I return to the friendly for loop, but unfortunately for those of you keeping track of time complexity, this time it is a nested for loop. At the first level of the for loop, I initialize an empty array called arrayToPush. Then in the inner loop, I push matrix[h][g] into arrayToPush. What that means is that with a grid that looks like this:
matrix[h] will be the column, and [g] will represent the row. So, on the first loop through, matrix[h][g] will be matrix[0][0], then matrix[0][1], matrix[0][2], and matrix[0][3], or [1, 2, 3, 4]. After that first nested loop through, arrayToPush is pushed into the empty array copyForColumns, though it is sorted first.

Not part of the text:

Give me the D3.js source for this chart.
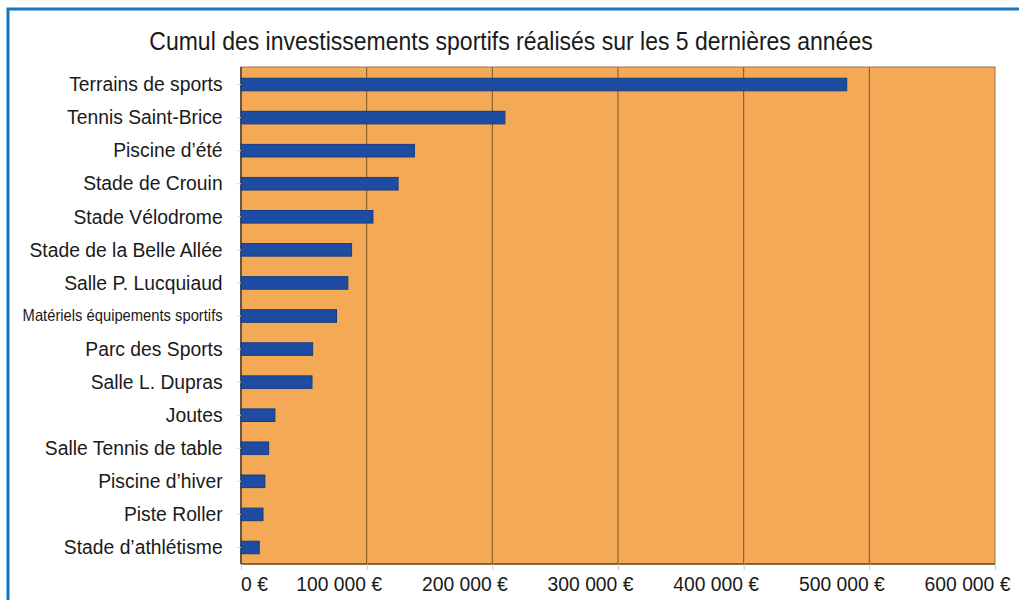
<!DOCTYPE html>
<html lang="fr">
<head>
<meta charset="UTF-8">
<title>Cumul des investissements sportifs</title>
<style>
  body { margin: 0; background: #fff; }
  svg { display: block; font-family: "Liberation Sans", Arial, sans-serif; }
  .frame { stroke: #1479c2; stroke-width: 3; fill: none; }
  .grid line { stroke: #7c5428; stroke-width: 1; }
  .bar { fill: #1d4ca2; stroke: #163c82; stroke-width: 1; }
  .ylab text, .xlab text { fill: #1a1a1a; }
</style>
</head>
<body>
<svg id="chart" width="1019" height="600"></svg>
<script src="https://d3js.org/d3.v7.min.js"></script>
<script>
// chart data
const categories = [
  "Terrains de sports", "Tennis Saint-Brice", "Piscine d’été", "Stade de Crouin",
  "Stade Vélodrome", "Stade de la Belle Allée", "Salle P. Lucquiaud",
  "Matériels équipements sportifs", "Parc des Sports", "Salle L. Dupras",
  "Joutes", "Salle Tennis de table", "Piscine d’hiver", "Piste Roller",
  "Stade d’athlétisme"
];
const amounts = [
  482000, 210000, 138000, 125000, 105000, 88000, 85000,
  76000, 57000, 56500, 27000, 22000, 19000, 17500, 14500
];
const xTicks = [0, 100000, 200000, 300000, 400000, 500000, 600000];
const title = "Cumul des investissements sportifs réalisés sur les 5 dernières années";

const svg = d3.select("#chart");
const plot = { left: 241, right: 995, top: 67, bottom: 564 };
const squeeze = 0.92; // the original font is a bit narrow

// blue frame (top and left)
svg.append("path")
  .attr("class", "frame")
  .attr("d", "M1019,9 H8 V600");

const x = d3.scaleLinear().domain([0, 600000]).range([plot.left, plot.right]);
const y = d3.scaleBand().domain(categories).range([plot.top + 1, plot.bottom])
  .paddingInner(0.62).paddingOuter(0.31);

// plot background
svg.append("rect")
  .attr("x", plot.left).attr("y", plot.top)
  .attr("width", plot.right - plot.left).attr("height", plot.bottom - plot.top)
  .attr("fill", "#f3a956");

// vertical gridlines
svg.append("g").attr("class", "grid")
  .selectAll("line").data(xTicks.slice(1, -1)).join("line")
  .attr("x1", d => x(d)).attr("x2", d => x(d))
  .attr("y1", plot.top).attr("y2", plot.bottom);

// border of plot area
svg.append("rect")
  .attr("x", plot.left).attr("y", plot.top)
  .attr("width", plot.right - plot.left).attr("height", plot.bottom - plot.top)
  .attr("fill", "none").attr("stroke", "#9a7650").attr("stroke-width", 1);
svg.append("line")
  .attr("x1", plot.left).attr("x2", plot.left).attr("y1", plot.top).attr("y2", plot.bottom)
  .attr("stroke", "#4a3a2a").attr("stroke-width", 1.5);
svg.append("line")
  .attr("x1", plot.left).attr("x2", plot.right).attr("y1", plot.bottom).attr("y2", plot.bottom)
  .attr("stroke", "#6a5030").attr("stroke-width", 1.5);

// bars
svg.append("g").selectAll("rect").data(categories).join("rect")
  .attr("class", "bar")
  .attr("x", x(0))
  .attr("y", d => y(d))
  .attr("width", (d, i) => x(amounts[i]) - x(0))
  .attr("height", y.bandwidth());

// y axis labels
const yAxis = svg.append("g").attr("class", "ylab")
  .attr("transform", `translate(${plot.left},0)`)
  .call(d3.axisLeft(y).tickSize(4).tickPadding(16));
yAxis.select(".domain").remove();
yAxis.selectAll("line").attr("stroke", "#d8d8d8");
yAxis.selectAll("text")
  .attr("font-size", 21)
  .attr("transform", `scale(${squeeze},1)`)
  .filter(d => d.startsWith("Matériels"))
  .attr("font-size", 16.5)
  .attr("textLength", 200 / squeeze)
  .attr("lengthAdjust", "spacingAndGlyphs");

// x axis labels
const fmt = d => d3.format(",")(d).replace(/,/g, " ") + " €";
const xAxis = svg.append("g").attr("class", "xlab")
  .attr("transform", `translate(0,${plot.bottom})`)
  .call(d3.axisBottom(x).tickValues(xTicks).tickFormat(fmt).tickSize(6));
xAxis.select(".domain").remove();
xAxis.selectAll("line").attr("stroke", "#c8c8c8");
xAxis.selectAll("text")
  .attr("font-size", 21)
  .attr("y", 27).attr("dy", 0)
  .attr("transform", d => `translate(${d === 0 ? 13 : -28},0) scale(${squeeze},1)`);

// title
svg.append("text")
  .attr("transform", `translate(511,50) scale(${squeeze},1)`)
  .attr("text-anchor", "middle")
  .attr("font-size", 25)
  .attr("fill", "#1a1a1a")
  .text(title);
</script>
</body>
</html>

The next nested loop through would be matrix[1][0], matrix[1][1], matrix[1][2], and matrix[1][3], or [2, 3, 4, 1]. At this point, you might notice that the rows and columns with the same index position are actually the same (e.g. row one is the same as column one, row two is the same as column two, etc.). I did not let that observation deter me, because, not being familiar with this type of problem beforehand, it was not clear to me whether that is the way it always ends up as a rule. If it is, though, then checking the columns would be unnecessary.
Report back to me if you would like to discuss or tell me what is what.
In the next step, I do the same thing that I did to check whether the rows were valid, looping through copyForColumns, joining each array, and parsing the array with parseInt before comparing that value to theIntegers.
In the final step, if both areColumnsValid and areRowsValid are true, then the function returns “VALID”. Otherwise, it returns “INVALID”.
And that is the end of my story about grids.